Microsoft has, however, acquired a number of other developers, folding them into their megalithic Game Studios. Unfortunately a number of their acquisitions have since fled, including crown jewel Bungie, the developers of Halo, leaving some to wonder if Microsoft is as good at retaining talent as they are at acquiring it. Kim is quick to point out that buying talent means buying people, and sometimes people have their own ideas about the future.

“It is a very fluid industry,” Kim said. “I can’t control the actions of developers.”

Speaking specifically about the departure of Bungie Studios, he said: “I believe at the root of it, you had a lot of really talented individuals who wanted to be independent.”

According to Kim, rumors Microsoft had pushed Bungie away by closing creative doors, or shoving them through others, were just that – rumors.

“They could have pitched any number of games and we would have approved them,” he said, then echoed Gore Verbinski’s suggestions from last night that it’s not really the executives who are holding the strings as far as development, it’s the developers themselves. “At the end of the day, we’re talking about human beings. I want to work with people who want to work for me.”
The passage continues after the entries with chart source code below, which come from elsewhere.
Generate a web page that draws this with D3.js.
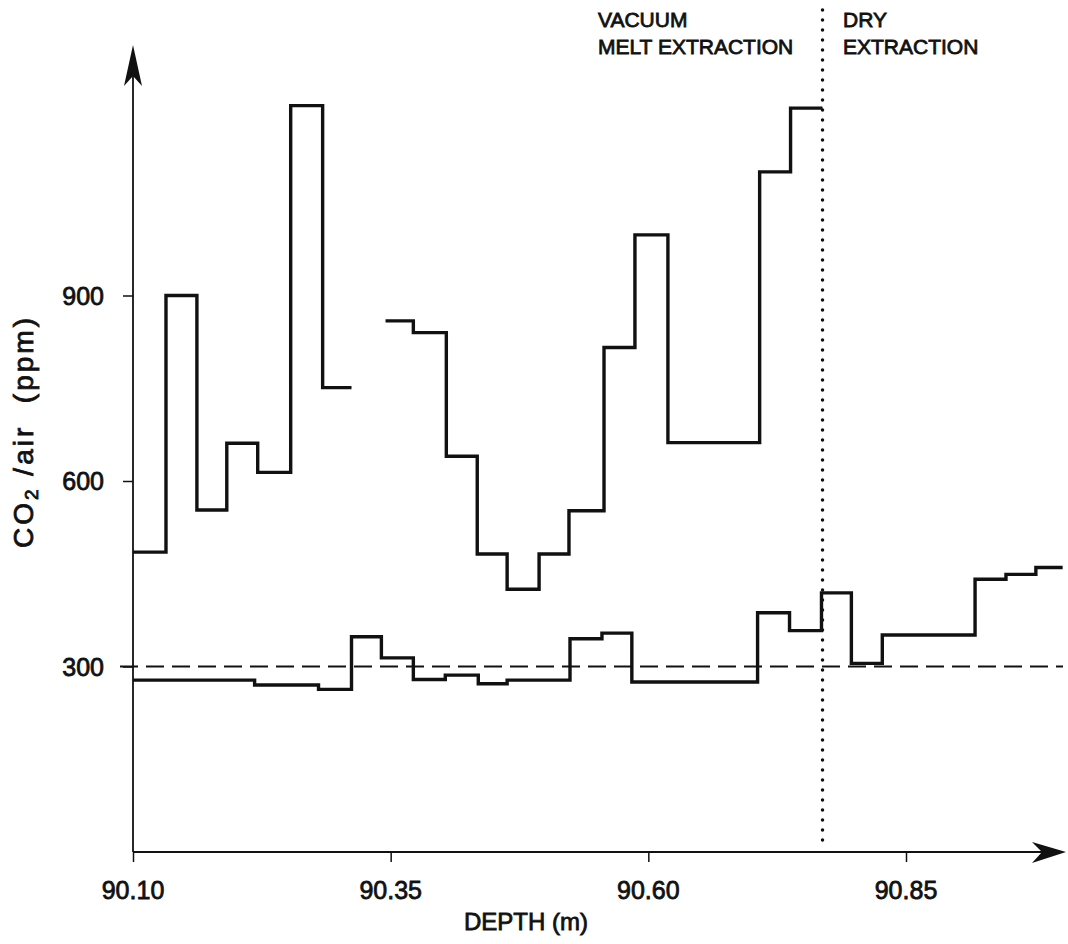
<!DOCTYPE html>
<html>
<head>
<meta charset="utf-8">
<script src="https://cdn.jsdelivr.net/npm/d3@7"></script>
<style>
  body { margin: 0; background: #fff; }
  text { font-family: "Liberation Sans", Arial, sans-serif; fill: #111; stroke: #111; stroke-width: 0.8; }
</style>
</head>
<body>
<svg width="1068" height="944"></svg>
<script>
// vacuum melt extraction, first run (depth breaks in m, CO2 in ppm)
var meltDepthA = [90.100, 90.132, 90.162, 90.191, 90.221, 90.253, 90.284, 90.312];
var meltValueA = [485, 900, 553, 661, 614, 1207, 751];

// vacuum melt extraction, second run
var meltDepthB = [90.345, 90.372, 90.404, 90.434, 90.463, 90.494, 90.523, 90.557, 90.587, 90.619, 90.708, 90.738, 90.769];
var meltValueB = [859, 840, 640, 482, 425, 482, 552, 816, 998, 662, 1100, 1203];

// lower series across both methods
var lowDepth = [90.100, 90.218, 90.280, 90.312, 90.341, 90.372, 90.403, 90.435, 90.463, 90.524, 90.555,
                90.584, 90.706, 90.737, 90.768, 90.797, 90.827, 90.917, 90.947, 90.976, 91.002];
var lowValue = [278, 270, 263, 348, 314, 279, 286, 272, 278, 345, 354,
                275, 387, 358, 419, 305, 351, 441, 449, 460];

var xTicks = [90.10, 90.35, 90.60, 90.85];
var xTickLabels = ["90.10", "90.35", "90.60", "90.85"];
var yTicks = [300, 600, 900];
var refLevel = 300;
var methodSplit = 90.769;

var svg = d3.select("svg");

var x = d3.scaleLinear().domain([90.10, 90.85]).range([133, 906]);
var y = d3.scaleLinear().domain([0, 900]).range([852, 295.5]);

var x0 = x(90.10), y0 = y(0);
var xEnd = 1066, yTop = 45;

function steps(breaks, vals) {
    var pts = vals.map(function(v, i) { return [breaks[i], v]; });
    pts.push([breaks[breaks.length - 1], vals[vals.length - 1]]);
    return pts;
}

var line = d3.line()
    .x(function(d) { return x(d[0]); })
    .y(function(d) { return y(d[1]); })
    .curve(d3.curveStepAfter);

// axes
var xAxis = svg.append("g")
    .attr("transform", "translate(0," + y0 + ")")
    .call(d3.axisBottom(x).tickValues(xTicks).tickSize(10).tickFormat(""));
xAxis.select(".domain").remove();
xAxis.selectAll("line").attr("stroke", "#111").attr("stroke-width", 1.5);

var yAxis = svg.append("g")
    .attr("transform", "translate(" + x0 + ",0)")
    .call(d3.axisLeft(y).tickValues(yTicks).tickSize(10).tickFormat(""));
yAxis.select(".domain").remove();
yAxis.selectAll("line").attr("stroke", "#111").attr("stroke-width", 1.5);

svg.append("line").attr("x1", x0).attr("y1", y0).attr("x2", xEnd - 20).attr("y2", y0)
    .attr("stroke", "#111").attr("stroke-width", 1.8);
svg.append("line").attr("x1", x0).attr("y1", y0).attr("x2", x0).attr("y2", yTop + 20)
    .attr("stroke", "#111").attr("stroke-width", 1.8);

// arrowheads
svg.append("path")
    .attr("d", "M" + xEnd + "," + y0 + " L" + (xEnd - 34) + "," + (y0 - 10) +
               " L" + (xEnd - 24) + "," + y0 + " L" + (xEnd - 34) + "," + (y0 + 11) + "Z")
    .attr("fill", "#111");
svg.append("path")
    .attr("d", "M" + x0 + "," + yTop + " L" + (x0 - 9) + "," + (yTop + 41) +
               " L" + x0 + "," + (yTop + 31) + " L" + (x0 + 9) + "," + (yTop + 41) + "Z")
    .attr("fill", "#111");

// tick labels
svg.append("g").selectAll("text")
    .data(xTicks)
    .enter().append("text")
    .attr("x", function(d) { return x(d); })
    .attr("y", 899)
    .attr("text-anchor", "middle")
    .style("font-size", "25px")
    .text(function(d, i) { return xTickLabels[i]; });

svg.append("g").selectAll("text")
    .data(yTicks)
    .enter().append("text")
    .attr("x", 104)
    .attr("y", function(d) { return y(d) + 9; })
    .attr("text-anchor", "end")
    .style("font-size", "25px")
    .text(function(d) { return d; });

// axis titles
svg.append("text")
    .attr("x", 526).attr("y", 930)
    .attr("text-anchor", "middle")
    .style("font-size", "24px")
    .text("DEPTH (m)");

var yl = svg.append("text")
    .attr("transform", "translate(33,433) rotate(-90)")
    .attr("text-anchor", "middle")
    .attr("textLength", 230)
    .attr("lengthAdjust", "spacing")
    .style("font-size", "28px");
yl.append("tspan").text("CO");
yl.append("tspan").attr("dy", 5).style("font-size", "19px").text("2");
yl.append("tspan").attr("dy", -5).attr("xml:space", "preserve").text(" /air  (ppm)");

// method annotations
var notes = [
    { x: 598, y: 27, t: "VACUUM" },
    { x: 598, y: 54, t: "MELT EXTRACTION" },
    { x: 843, y: 27, t: "DRY" },
    { x: 843, y: 54, t: "EXTRACTION" }
];
svg.append("g").selectAll("text")
    .data(notes)
    .enter().append("text")
    .attr("x", function(d) { return d.x; })
    .attr("y", function(d) { return d.y; })
    .style("font-size", "21px")
    .text(function(d) { return d.t; });

// reference level and method boundary
svg.append("line")
    .attr("x1", x0 - 13).attr("x2", 1063)
    .attr("y1", y(refLevel)).attr("y2", y(refLevel))
    .attr("stroke", "#111").attr("stroke-width", 2)
    .attr("stroke-dasharray", "18,8");

svg.append("line")
    .attr("x1", x(methodSplit)).attr("x2", x(methodSplit))
    .attr("y1", 10).attr("y2", y0 - 6)
    .attr("stroke", "#111").attr("stroke-width", 3.5)
    .attr("stroke-linecap", "round")
    .attr("stroke-dasharray", "0,10");

// step series
[steps(meltDepthA, meltValueA), steps(meltDepthB, meltValueB), steps(lowDepth, lowValue)]
    .forEach(function(pts) {
        svg.append("path")
            .attr("d", line(pts))
            .attr("fill", "none")
            .attr("stroke", "#111")
            .attr("stroke-width", 3.4)
            .attr("stroke-linejoin", "miter");
    });
</script>
</body>
</html>
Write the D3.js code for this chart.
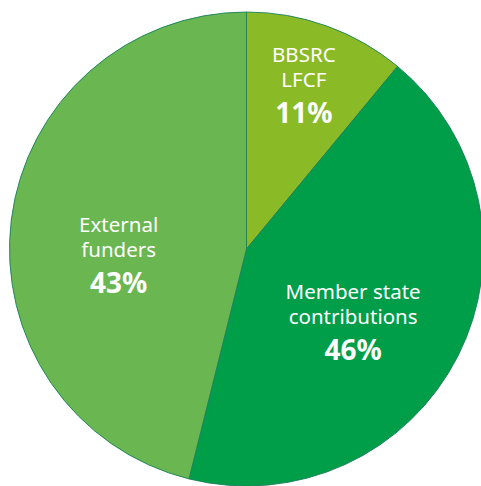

Kim says he doesn’t think Microsoft’s biggest challenge now is the loss of developer talent, though, or even that the 360 doesn’t appeal to mass market gamers like the Nintendo Wii does. He believes the console can be strong in the mass market, they just don’t know it yet.

“There are multiple facets to competing for that audience,” he said, conceding they could definitely do better in developing content for the mass market. “When your flagship products are Halo and Gears of War, it makes it hard to reach beyond hardcore gamers. We need to do a better job of telling people … we’re trying to get to a mass market with the 360, but the generation has a long way to go.”